Of course, I have to learn certain things. I understand that at times I must strike a compromise, that I need to become more strategic in my thinking and formulate my thoughts more accurately, but I have no intention of giving up. I can live with the price I have to pay for this. As long as I am protected, I have the mental energy to go on. I need to be careful, though, not to push for too much too fast. My impatience is my Achilles’ heel: I want it all to happen here and now. I need to be told that tomorrow will still be good.
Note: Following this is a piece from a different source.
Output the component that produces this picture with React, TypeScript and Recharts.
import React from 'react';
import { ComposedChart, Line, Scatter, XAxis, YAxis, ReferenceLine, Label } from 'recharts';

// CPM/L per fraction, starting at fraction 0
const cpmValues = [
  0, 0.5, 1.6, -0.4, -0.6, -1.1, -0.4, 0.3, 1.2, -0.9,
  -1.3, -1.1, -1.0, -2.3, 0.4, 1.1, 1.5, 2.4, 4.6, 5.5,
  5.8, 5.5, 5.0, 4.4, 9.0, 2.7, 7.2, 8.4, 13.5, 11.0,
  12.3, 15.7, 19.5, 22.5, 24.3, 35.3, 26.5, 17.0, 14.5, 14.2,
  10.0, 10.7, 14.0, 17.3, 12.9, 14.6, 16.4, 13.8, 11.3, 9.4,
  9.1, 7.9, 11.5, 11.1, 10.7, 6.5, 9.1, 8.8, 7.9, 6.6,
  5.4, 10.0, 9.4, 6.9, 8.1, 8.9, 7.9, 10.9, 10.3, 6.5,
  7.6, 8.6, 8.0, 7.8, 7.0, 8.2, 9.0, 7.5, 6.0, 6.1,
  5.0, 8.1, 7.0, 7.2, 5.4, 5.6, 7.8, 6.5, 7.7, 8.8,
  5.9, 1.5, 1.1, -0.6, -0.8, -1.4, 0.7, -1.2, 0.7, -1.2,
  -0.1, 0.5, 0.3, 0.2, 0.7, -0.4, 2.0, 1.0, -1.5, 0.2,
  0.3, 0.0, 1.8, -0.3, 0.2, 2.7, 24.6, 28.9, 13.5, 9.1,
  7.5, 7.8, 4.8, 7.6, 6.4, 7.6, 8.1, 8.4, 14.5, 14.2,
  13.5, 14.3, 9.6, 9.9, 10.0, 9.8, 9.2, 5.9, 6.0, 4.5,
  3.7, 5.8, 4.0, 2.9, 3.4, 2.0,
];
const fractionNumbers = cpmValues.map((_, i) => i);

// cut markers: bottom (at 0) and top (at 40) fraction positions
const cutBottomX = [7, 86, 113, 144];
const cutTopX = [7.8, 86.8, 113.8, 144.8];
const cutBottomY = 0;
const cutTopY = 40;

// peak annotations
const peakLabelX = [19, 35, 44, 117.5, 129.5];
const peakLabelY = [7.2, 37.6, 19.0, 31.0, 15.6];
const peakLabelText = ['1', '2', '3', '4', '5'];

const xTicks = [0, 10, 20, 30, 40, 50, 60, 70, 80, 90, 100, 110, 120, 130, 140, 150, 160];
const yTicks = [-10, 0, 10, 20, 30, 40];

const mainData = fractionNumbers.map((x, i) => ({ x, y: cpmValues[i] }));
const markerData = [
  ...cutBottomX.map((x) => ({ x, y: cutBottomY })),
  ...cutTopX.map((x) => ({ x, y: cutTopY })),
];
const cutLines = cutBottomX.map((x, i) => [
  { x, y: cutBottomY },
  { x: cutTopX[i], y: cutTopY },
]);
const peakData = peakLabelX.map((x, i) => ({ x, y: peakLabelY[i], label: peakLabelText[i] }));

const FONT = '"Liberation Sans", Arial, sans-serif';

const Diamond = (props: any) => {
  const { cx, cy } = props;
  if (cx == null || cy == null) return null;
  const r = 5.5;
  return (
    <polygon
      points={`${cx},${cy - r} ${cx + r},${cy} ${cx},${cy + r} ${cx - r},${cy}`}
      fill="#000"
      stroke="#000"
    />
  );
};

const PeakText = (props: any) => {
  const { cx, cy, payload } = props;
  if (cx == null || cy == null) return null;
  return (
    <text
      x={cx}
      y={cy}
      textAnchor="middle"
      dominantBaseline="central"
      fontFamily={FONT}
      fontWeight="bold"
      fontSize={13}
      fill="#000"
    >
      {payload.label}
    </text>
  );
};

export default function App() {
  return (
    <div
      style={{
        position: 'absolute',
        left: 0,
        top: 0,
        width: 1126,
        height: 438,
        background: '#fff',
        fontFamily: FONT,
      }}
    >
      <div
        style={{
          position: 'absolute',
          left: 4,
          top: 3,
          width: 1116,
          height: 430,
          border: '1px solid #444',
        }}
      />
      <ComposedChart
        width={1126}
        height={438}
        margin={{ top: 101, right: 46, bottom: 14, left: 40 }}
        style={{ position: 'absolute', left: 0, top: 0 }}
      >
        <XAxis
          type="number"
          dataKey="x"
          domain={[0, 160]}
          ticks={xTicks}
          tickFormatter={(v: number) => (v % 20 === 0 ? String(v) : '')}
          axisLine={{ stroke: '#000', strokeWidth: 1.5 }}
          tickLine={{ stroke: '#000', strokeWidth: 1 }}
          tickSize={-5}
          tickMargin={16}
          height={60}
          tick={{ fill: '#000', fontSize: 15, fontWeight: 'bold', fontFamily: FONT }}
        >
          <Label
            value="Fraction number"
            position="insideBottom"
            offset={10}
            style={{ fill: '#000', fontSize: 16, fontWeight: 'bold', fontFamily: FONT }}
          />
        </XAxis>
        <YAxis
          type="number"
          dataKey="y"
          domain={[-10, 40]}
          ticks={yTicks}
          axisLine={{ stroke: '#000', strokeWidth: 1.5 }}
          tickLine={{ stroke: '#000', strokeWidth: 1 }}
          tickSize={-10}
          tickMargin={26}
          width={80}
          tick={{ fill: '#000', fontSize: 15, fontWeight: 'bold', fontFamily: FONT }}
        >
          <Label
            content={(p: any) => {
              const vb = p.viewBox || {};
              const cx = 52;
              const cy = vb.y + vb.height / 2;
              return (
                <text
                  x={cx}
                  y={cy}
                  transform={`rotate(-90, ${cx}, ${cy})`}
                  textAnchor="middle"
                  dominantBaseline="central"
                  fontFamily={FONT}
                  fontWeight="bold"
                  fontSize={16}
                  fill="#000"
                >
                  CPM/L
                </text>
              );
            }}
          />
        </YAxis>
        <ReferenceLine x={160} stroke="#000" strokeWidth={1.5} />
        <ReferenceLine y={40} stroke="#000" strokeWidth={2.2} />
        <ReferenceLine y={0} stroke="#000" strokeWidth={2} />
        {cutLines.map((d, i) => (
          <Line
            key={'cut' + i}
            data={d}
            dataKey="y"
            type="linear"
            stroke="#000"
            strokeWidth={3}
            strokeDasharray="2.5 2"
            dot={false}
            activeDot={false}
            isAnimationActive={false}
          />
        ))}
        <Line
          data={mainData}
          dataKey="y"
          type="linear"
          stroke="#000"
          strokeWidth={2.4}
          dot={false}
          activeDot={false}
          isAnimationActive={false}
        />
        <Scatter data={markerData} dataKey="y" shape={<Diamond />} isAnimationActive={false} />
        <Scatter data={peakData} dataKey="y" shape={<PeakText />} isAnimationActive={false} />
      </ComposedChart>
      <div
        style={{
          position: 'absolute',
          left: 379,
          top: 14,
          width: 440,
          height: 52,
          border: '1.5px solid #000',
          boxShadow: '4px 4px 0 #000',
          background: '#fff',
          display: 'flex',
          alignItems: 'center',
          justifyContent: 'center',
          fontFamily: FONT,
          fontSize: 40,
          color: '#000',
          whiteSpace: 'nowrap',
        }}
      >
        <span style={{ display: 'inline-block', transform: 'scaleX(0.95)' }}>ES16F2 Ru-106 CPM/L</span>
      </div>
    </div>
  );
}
I KNOW MY father loves me, but I have made a choice that radically opposes everything he stands for. If he really said to the Dutch weekly what he is quoted as saying—that he never received any phone threats—it feels to me like a slap in the face. After each of my public appearances he received telephone calls from Somali Muslims who wanted to lodge a complaint. Initially he ignored these calls, but he did ask me whether the stories were true. I told him that I was making a stand for the rights of women in Islam. His reaction was: “Make a stand for what you feel is right, but make sure you do it in God’s name.” The fact that I have now publicly denounced God is a terrible disappointment to him, one he can barely accept. By smearing Islam, I have smeared his reputation and his honor. That is why he has turned away from me. I feel for him, but at the same time I am furious. At the end of the book that I am writing at the moment, I address an open letter to him in which I accuse him of offering his children conditional love only. Every time he has had to make a choice between the community and his children, he has chosen the former. This hurts.